By Maxwell Hamilton, The Baton Rouge Advocate, Dec 20, 2017
On Dec. 21, 110 years ago today, the LSU football team boarded the Cuba-bound steamship S.S. Chalmette to play what was likely the first postseason college football game on foreign soil. The Christmas Day game against the University of Havana capped a 6-3 season for the Tigers, who excited fans with their open and innovative offense.
While the U.S. and Cuban governments will determine the overall trajectory of the relationship, history suggests that Louisiana can shape its commercial and cultural contours for mutual benefit.
Louisiana’s farmers produce the agricultural commodities — including, soy, rice and poultry — that Cuba needs, while our extensive port system — five of the top 15 ports in the United States — offers a conduit to America’s agricultural heartland.
Last year, Louisiana led the nation with $114 million in exports to Cuba, representing over 46 percent of the U.S. total. Since 2004, Louisiana has exported $1.9 billion in agricultural products to Cuba. Commodities from inland states account for a significant percentage of these totals, but this trade generates income for our ports, which support over 500,000 jobs.
And Louisiana could do even better. Cuba imports $2 billion in food each year and consumes more rice per capita than any other country in the hemisphere. By some estimates, Louisiana could capture up to $500 million of Cuba’s market.
On Nov. 8, the Trump administration announced regulations to tighten restrictions on travel and trade with Cuba. A series of unexplained incidents harming U.S. diplomats in Havana have further strained the relationship.
Despite the chilling effect of these developments, the fundamental policy goal has remained the same: to promote Cuba’s liberalization through engagement with the private sector. While the regulations prohibit direct financial transactions with 180 companies, they protect opportunities for American businesses. The regulations exempt business transactions concluded before their release, expand an authorization to export items to Cuba’s private sector, and unlike most other U.S. sanctions, do not prohibit transactions with subsidiaries of restricted companies.
U.S. Rep. Rick Crawford, R-Arkansas, has drafted a bill to remove the most significant impediment to agricultural exports to Cuba: the restriction on private credit that requires Cuba to pay in cash, up front. In an interview for this article, Crawford said the bill would benefit 17 million rural Americans in agribusiness, offer Cuba better products, and establish a foothold for future joint investment. The Trump administration’s Agriculture secretary, Sonny Perdue, supports removing the restriction. “The administration specifically left this door open in the Cuba policy and we should go through,” Crawford said.

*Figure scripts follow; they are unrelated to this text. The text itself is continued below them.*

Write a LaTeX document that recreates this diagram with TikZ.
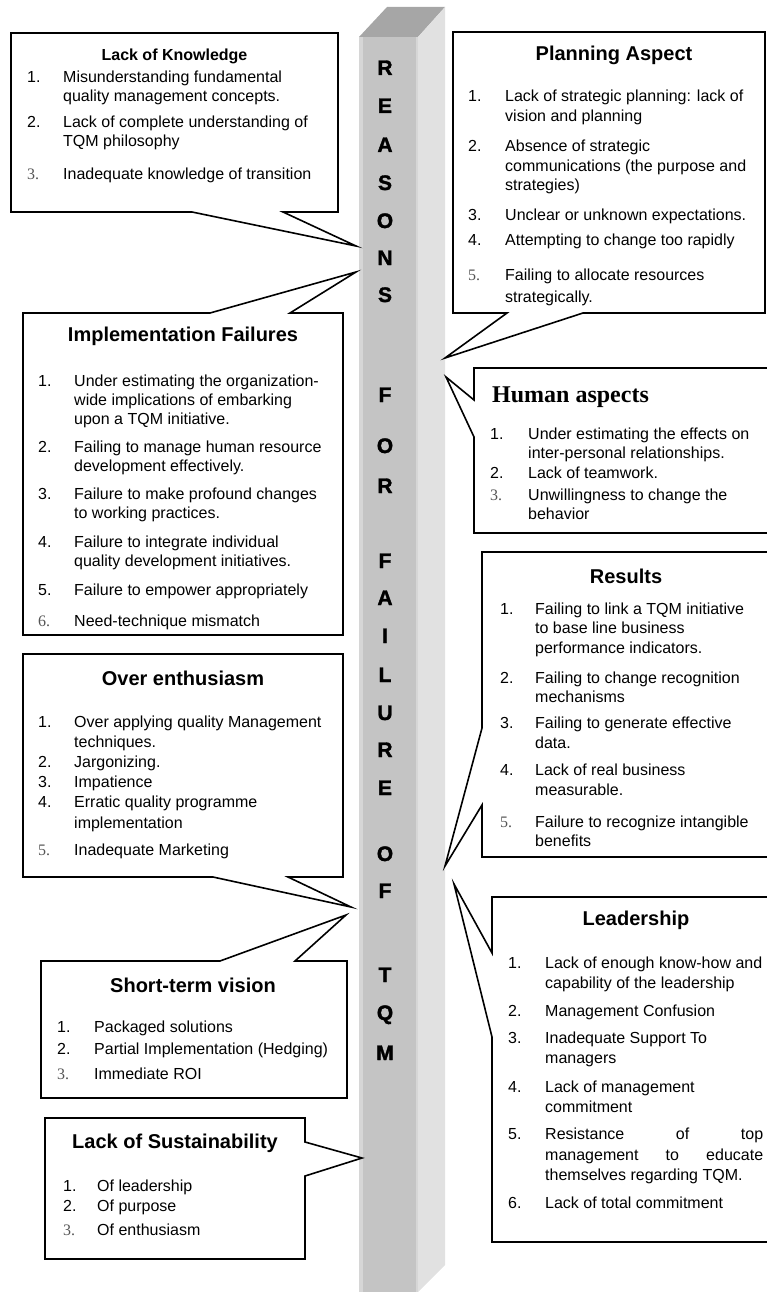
\documentclass[tikz,border=0pt]{standalone}
\usepackage{fontspec}
\setmainfont{Liberation Sans}
\newfontfamily\serif{Liberation Serif}
\newfontfamily\heavy{Liberation Sans Bold}[FakeBold=1.6]
\usetikzlibrary{calc}

\definecolor{pillarfront}{HTML}{C4C4C4}
\definecolor{pillarside}{HTML}{E1E1E1}
\definecolor{pillartop}{HTML}{A6A6A6}
\definecolor{pillaredge}{HTML}{D6D6D6}
\definecolor{numgray}{HTML}{555555}

% serif grey numbers, list body
\newcommand{\sn}[1]{\leavevmode{\serif\color{numgray}#1}}
\newcommand{\lst}[2]{\begin{tabular}[t]{@{}p{#1}@{}l@{}}#2\end{tabular}}

\tikzset{
  frame/.style={inner sep=0pt, outer sep=0pt},
  callout/.style={draw=black, line width=1.6pt, fill=white, line join=miter},
  heading/.style={anchor=base, inner sep=0pt, font=\fontsize{20}{24}\selectfont\bfseries},
  items/.style={anchor=base west, inner sep=0pt, font=\fontsize{16}{19}\selectfont},
  letter/.style={anchor=base, inner sep=0pt, font=\fontsize{21}{21}\heavy}
}

\begin{document}
\begin{tikzpicture}[x=1pt, y=-1pt]
  \useasboundingbox (0,0) rectangle (767,1292);

  % the pillar
  \fill[pillartop] (359,37) -- (387,7) -- (445,7) -- (418,37) -- cycle;
  \fill[pillarside] (418,37) -- (445,7) -- (445,1265) -- (418,1292) -- cycle;
  \fill[pillarfront] (359,37) rectangle (418,1292);
  \fill[pillaredge] (359,37) rectangle (363,1292);
  \fill[pillaredge] (416,37) rectangle (418,1292);

  \foreach \ch/\yy [count=\i] in {R/75, E/113, A/152, S/190, O/228, N/265, S/302,
      F/402, O/453, R/493, F/568, A/605, I/643, L/682, U/720, R/757, E/795,
      O/861, F/898, T/982, Q/1020, M/1060}
    \node[letter] (ltr\i) at (385,\yy) {\ch};

  % pointer tips on the pillar
  \coordinate (tipknow) at (356,246);
  \coordinate (tipimpl) at (356,272);
  \coordinate (tipover) at (351,907);
  \coordinate (tipshort) at (346,915);
  \coordinate (tipsust) at (362,1158);
  \coordinate (tipplan) at (445,358);
  \coordinate (tiphuman) at (446,377);
  \coordinate (tipres) at (445,866);
  \coordinate (tiplead) at (454,884);

  % frames
  \node[frame, minimum width=327pt, minimum height=179pt] (know) at (174.5,122.5) {};
  \node[frame, minimum width=320pt, minimum height=322pt] (impl) at (183,474) {};
  \node[frame, minimum width=320pt, minimum height=223pt] (over) at (183,765.5) {};
  \node[frame, minimum width=306pt, minimum height=137pt] (short) at (194,1029.5) {};
  \node[frame, minimum width=260pt, minimum height=141pt] (sust) at (175,1188.5) {};
  \node[frame, minimum width=312pt, minimum height=281pt] (plan) at (609,172.5) {};
  \node[frame, minimum width=296pt, minimum height=165pt] (human) at (622,450.5) {};
  \node[frame, minimum width=288pt, minimum height=305pt] (res) at (626,704.5) {};
  \node[frame, minimum width=278pt, minimum height=345pt] (lead) at (631,1069.5) {};

  % callout outlines
  \draw[callout] (know.north west) -- (know.north east) -- (know.south east)
    -- ($(know.south west)+(272,0)$) -- (tipknow) -- ($(know.south west)+(181,0)$)
    -- (know.south west) -- cycle;
  \draw[callout] (impl.north west) -- ($(impl.north west)+(187,0)$) -- (tipimpl)
    -- ($(impl.north west)+(267,0)$) -- (impl.north east) -- (impl.south east)
    -- (impl.south west) -- cycle;
  \draw[callout] (over.north west) -- (over.north east) -- (over.south east)
    -- ($(over.south west)+(265,0)$) -- (tipover) -- ($(over.south west)+(190,0)$)
    -- (over.south west) -- cycle;
  \draw[callout] (short.north west) -- ($(short.north west)+(179,0)$) -- (tipshort)
    -- ($(short.north west)+(254,0)$) -- (short.north east) -- (short.south east)
    -- (short.south west) -- cycle;
  \draw[callout] (sust.north west) -- (sust.north east) -- ($(sust.north east)+(0,24)$)
    -- (tipsust) -- ($(sust.north east)+(0,58)$) -- (sust.south east)
    -- (sust.south west) -- cycle;
  \draw[callout] (plan.north west) -- (plan.north east) -- (plan.south east)
    -- ($(plan.south west)+(130,0)$) -- (tipplan) -- ($(plan.south west)+(54,0)$)
    -- (plan.south west) -- cycle;
  \draw[callout] (human.north west) -- (human.north east) -- (human.south east)
    -- (human.south west) -- ($(human.north west)+(0,69)$) -- (tiphuman)
    -- ($(human.north west)+(0,32)$) -- cycle;
  \draw[callout] (res.north west) -- (res.north east) -- (res.south east)
    -- (res.south west) -- ($(res.north west)+(0,253)$) -- (tipres)
    -- ($(res.north west)+(0,176)$) -- cycle;
  \draw[callout] (lead.north west) -- (lead.north east) -- (lead.south east)
    -- (lead.south west) -- ($(lead.north west)+(0,140)$) -- (tiplead)
    -- ($(lead.north west)+(0,56)$) -- cycle;

  % headings
  \node[heading, font=\fontsize{16}{19}\selectfont\bfseries] (knowhead) at (174.5,61) {Lack of Knowledge};
  \node[heading] (implhead) at (183,341) {Implementation Failures};
  \node[heading] (overhead) at (183,685) {Over enthusiasm};
  \node[heading] (shorthead) at (193,992) {Short-term vision};
  \node[heading] (susthead) at (175,1148) {Lack of Sustainability};
  \node[heading] (planhead) at (614,61) {Planning Aspect};
  \node[heading, anchor=base west, font=\fontsize{24}{28}\serif\bfseries] (humanhead) at (492,402) {Human aspects};
  \node[heading] (reshead) at (626,583) {Results};
  \node[heading] (leadhead) at (636,925) {Leadership};

  % lists
  \node[items] (knowlist) at (27,83) {\lst{36pt}{%
    1. & Misunderstanding fundamental\\
       & quality management concepts.\\[7pt]
    2. & Lack of complete understanding of\\
       & TQM philosophy\\[14pt]
    \sn{3.} & Inadequate knowledge of transition}};
  \node[items] (impllist) at (38,386) {\lst{36pt}{%
    1. & Under estimating the organization-\\
       & wide implications of embarking\\
       & upon a TQM initiative.\\[9pt]
    2. & Failing to manage human resource\\
       & development effectively.\\[9pt]
    3. & Failure to make profound changes\\
       & to working practices.\\[10pt]
    4. & Failure to integrate individual\\
       & quality development initiatives.\\[10pt]
    5. & Failure to empower appropriately\\[12pt]
    \sn{6.} & Need-technique mismatch}};
  \node[items] (overlist) at (38,727) {\lst{36pt}{%
    1. & Over applying quality Management\\[1pt]
       & techniques.\\[1pt]
    2. & Jargonizing.\\[1pt]
    3. & Impatience\\[1pt]
    4. & Erratic quality programme\\[2pt]
       & implementation\\[8pt]
    \sn{5.} & Inadequate Marketing}};
  \node[items] (shortlist) at (57,1032) {\lst{37pt}{%
    1. & Packaged solutions\\[3pt]
    2. & Partial Implementation (Hedging)\\[6pt]
    \sn{3.} & Immediate ROI}};
  \node[items] (sustlist) at (63,1191) {\lst{34pt}{%
    1. & Of leadership\\[1pt]
    2. & Of purpose\\[5pt]
    \sn{3.} & Of enthusiasm}};
  \node[items] (planlist) at (468,102) {\lst{37pt}{%
    1. & Lack of strategic planning: lack of\\[1pt]
       & vision and planning\\[11pt]
    2. & Absence of strategic\\[1pt]
       & communications (the purpose and\\
       & strategies)\\[11pt]
    3. & Unclear or unknown expectations.\\[6pt]
    4. & Attempting to change too rapidly\\[16pt]
    \sn{5.} & Failing to allocate resources\\[3pt]
       & strategically.}};
  \node[items] (humanlist) at (490,439) {\lst{38pt}{%
    1. & Under estimating the effects on\\
       & inter-personal relationships.\\[1pt]
    2. & Lack of teamwork.\\[3pt]
    \sn{3.} & Unwillingness to change the\\
       & behavior}};
  \node[items] (reslist) at (500,614) {\lst{35pt}{%
    1. & Failing to link a TQM initiative\\
       & to base line business\\[1pt]
       & performance indicators.\\[11pt]
    2. & Failing to change recognition\\
       & mechanisms\\[7pt]
    3. & Failing to generate effective\\[1pt]
       & data.\\[8pt]
    4. & Lack of real business\\[1pt]
       & measurable.\\[13pt]
    \sn{5.} & Failure to recognize intangible\\
       & benefits}};
  \node[items] (leadlist) at (508,968) {\lst{37pt}{%
    1. & Lack of enough know-how and\\[1pt]
       & capability of the leadership\\[9pt]
    2. & Management Confusion\\[8pt]
    3. & Inadequate Support To\\[1pt]
       & managers\\[10pt]
    4. & Lack of management\\[1pt]
       & commitment\\[8pt]
    5. & \makebox[218pt][s]{Resistance\hfill of\hfill top}\\[2pt]
       & \makebox[218pt][s]{management\hfill to\hfill educate}\\[1pt]
       & themselves regarding TQM.\\[9pt]
    6. & Lack of total commitment}};
\end{tikzpicture}
\end{document}
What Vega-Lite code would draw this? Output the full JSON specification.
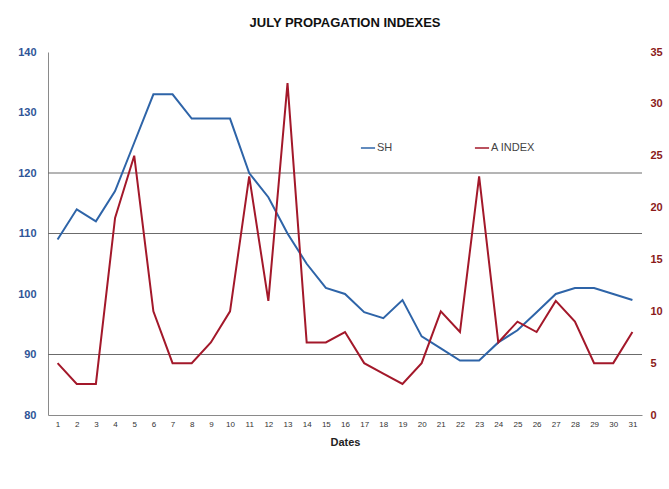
{
  "$schema": "https://vega.github.io/schema/vega-lite/v6.json",
  "width": 594,
  "height": 363,
  "autosize": {"type": "none"},
  "padding": {"left": 48, "top": 52, "right": 27, "bottom": 74},
  "background": "white",
  "config": {
    "view": {"stroke": null},
    "font": "Liberation Sans"
  },
  "title": {
    "text": "JULY PROPAGATION  INDEXES",
    "font": "Liberation Sans",
    "fontSize": 13,
    "fontWeight": "bold",
    "color": "#111111",
    "anchor": "middle",
    "offset": 16
  },
  "datasets": {
    "idx": [
      {"day": 1, "series": "SH", "value": 109}, {"day": 2, "series": "SH", "value": 114}, {"day": 3, "series": "SH", "value": 112},
      {"day": 4, "series": "SH", "value": 117}, {"day": 5, "series": "SH", "value": 125}, {"day": 6, "series": "SH", "value": 133},
      {"day": 7, "series": "SH", "value": 133}, {"day": 8, "series": "SH", "value": 129}, {"day": 9, "series": "SH", "value": 129},
      {"day": 10, "series": "SH", "value": 129}, {"day": 11, "series": "SH", "value": 120}, {"day": 12, "series": "SH", "value": 116},
      {"day": 13, "series": "SH", "value": 110}, {"day": 14, "series": "SH", "value": 105}, {"day": 15, "series": "SH", "value": 101},
      {"day": 16, "series": "SH", "value": 100}, {"day": 17, "series": "SH", "value": 97}, {"day": 18, "series": "SH", "value": 96},
      {"day": 19, "series": "SH", "value": 99}, {"day": 20, "series": "SH", "value": 93}, {"day": 21, "series": "SH", "value": 91},
      {"day": 22, "series": "SH", "value": 89}, {"day": 23, "series": "SH", "value": 89}, {"day": 24, "series": "SH", "value": 92},
      {"day": 25, "series": "SH", "value": 94}, {"day": 26, "series": "SH", "value": 97}, {"day": 27, "series": "SH", "value": 100},
      {"day": 28, "series": "SH", "value": 101}, {"day": 29, "series": "SH", "value": 101}, {"day": 30, "series": "SH", "value": 100},
      {"day": 31, "series": "SH", "value": 99},
      {"day": 1, "series": "A INDEX", "value": 5}, {"day": 2, "series": "A INDEX", "value": 3}, {"day": 3, "series": "A INDEX", "value": 3},
      {"day": 4, "series": "A INDEX", "value": 19}, {"day": 5, "series": "A INDEX", "value": 25}, {"day": 6, "series": "A INDEX", "value": 10},
      {"day": 7, "series": "A INDEX", "value": 5}, {"day": 8, "series": "A INDEX", "value": 5}, {"day": 9, "series": "A INDEX", "value": 7},
      {"day": 10, "series": "A INDEX", "value": 10}, {"day": 11, "series": "A INDEX", "value": 23}, {"day": 12, "series": "A INDEX", "value": 11},
      {"day": 13, "series": "A INDEX", "value": 32}, {"day": 14, "series": "A INDEX", "value": 7}, {"day": 15, "series": "A INDEX", "value": 7},
      {"day": 16, "series": "A INDEX", "value": 8}, {"day": 17, "series": "A INDEX", "value": 5}, {"day": 18, "series": "A INDEX", "value": 4},
      {"day": 19, "series": "A INDEX", "value": 3}, {"day": 20, "series": "A INDEX", "value": 5}, {"day": 21, "series": "A INDEX", "value": 10},
      {"day": 22, "series": "A INDEX", "value": 8}, {"day": 23, "series": "A INDEX", "value": 23}, {"day": 24, "series": "A INDEX", "value": 7},
      {"day": 25, "series": "A INDEX", "value": 9}, {"day": 26, "series": "A INDEX", "value": 8}, {"day": 27, "series": "A INDEX", "value": 11},
      {"day": 28, "series": "A INDEX", "value": 9}, {"day": 29, "series": "A INDEX", "value": 5}, {"day": 30, "series": "A INDEX", "value": 5},
      {"day": 31, "series": "A INDEX", "value": 8}
    ],
    "grid": [{"g": 90}, {"g": 110}, {"g": 120}]
  },
  "data": {"name": "idx"},
  "layer": [
    {
      "layer": [
        {
          "data": {"name": "grid"},
          "mark": {"type": "rule", "color": "#6b6b6b", "strokeWidth": 1},
          "encoding": {
            "y": {"field": "g", "type": "quantitative", "scale": {"domain": [80, 140]}}
          }
        },
        {
          "transform": [{"filter": "datum.series === 'SH'"}],
          "mark": {"type": "line", "strokeWidth": 2},
          "encoding": {
            "x": {
              "field": "day", "type": "ordinal", "sort": null, "title": "Dates",
              "axis": {
                "labelAngle": 0, "labelFontSize": 8, "labelColor": "#333333", "labelPadding": 5,
                "ticks": false, "domainColor": "#8a8a8a", "titleFontSize": 11, "titleFontWeight": "bold",
                "titleColor": "#222222", "titlePadding": 8
              }
            },
            "y": {
              "field": "value", "type": "quantitative", "scale": {"domain": [80, 140]},
              "axis": {
                "orient": "left", "title": null, "values": [80, 90, 100, 110, 120, 130, 140],
                "grid": false, "ticks": false, "domainColor": "#8a8a8a", "labelColor": "#2f5597",
                "labelFontWeight": "bold", "labelFontSize": 11, "labelPadding": 12
              }
            },
            "color": {
              "field": "series", "type": "nominal",
              "scale": {"domain": ["SH", "A INDEX"], "range": ["#2e64a8", "#a3182a"]},
              "legend": {
                "title": null, "orient": "none", "legendX": 312, "legendY": 88, "direction": "horizontal",
                "symbolType": "stroke", "symbolSize": 200, "symbolStrokeWidth": 1.5, "columnPadding": 78,
                "labelFontSize": 11, "labelColor": "#444444", "labelOffset": 1
              }
            }
          }
        }
      ]
    },
    {
      "transform": [{"filter": "datum.series === 'A INDEX'"}],
      "mark": {"type": "line", "strokeWidth": 2},
      "encoding": {
        "x": {"field": "day", "type": "ordinal", "sort": null, "title": "Dates"},
        "y": {
          "field": "value", "type": "quantitative", "scale": {"domain": [0, 35]},
          "axis": {
            "orient": "right", "title": null, "values": [0, 5, 10, 15, 20, 25, 30, 35],
            "grid": false, "ticks": false, "domain": false, "labelColor": "#8b1a1a",
            "labelFontWeight": "bold", "labelFontSize": 11, "labelPadding": 8
          }
        },
        "color": {"field": "series", "type": "nominal"}
      }
    }
  ],
  "resolve": {"scale": {"y": "independent"}}
}
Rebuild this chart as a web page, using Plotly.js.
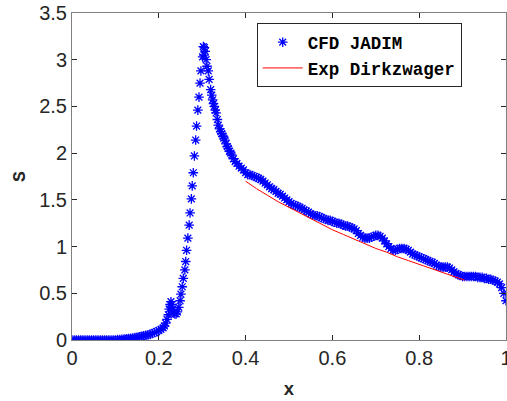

Louisiana’s state government should also maintain momentum from Gov. John Bel Edwards’ trade mission to Cuba last year. The trip produced memoranda of understanding to share information on ports and agriculture. A subsequent report encouraged other state entities to develop partnerships with Cuba outside of trade.
On Christmas Day in 1907, the Tigers defeated the University of Havana 56-0, capitalizing on their size and the shiftiness of right end George “Doc” Fenton, a future hall of famer. The publicity from the “Bacardi Bowl” helped LSU recruit Cuban students to the university’s world-class Audubon Sugar School. “The game will do much to cement the friendly educational relations between the two countries,” the Daily Picayune reported.
As President Raúl Castro prepares to step down in February, and Cuba embarks on a leadership transition, Louisiana should take similarly creative steps to rebuild commercial and people-to-people ties. Louisiana’s engagement can create economic opportunity for rural Americans, promote free enterprise for Cubans, and pave the way for a more prosperous relationship for both countries.
Maxwell J. Hamilton is a visiting scholar in the Geoeconomics and Strategy Program at the Carnegie Endowment for International Peace. Raised in Louisiana, he is a career Foreign Service officer with the U.S. Department of State. The views expressed are his own and not necessarily those of the U.S. government.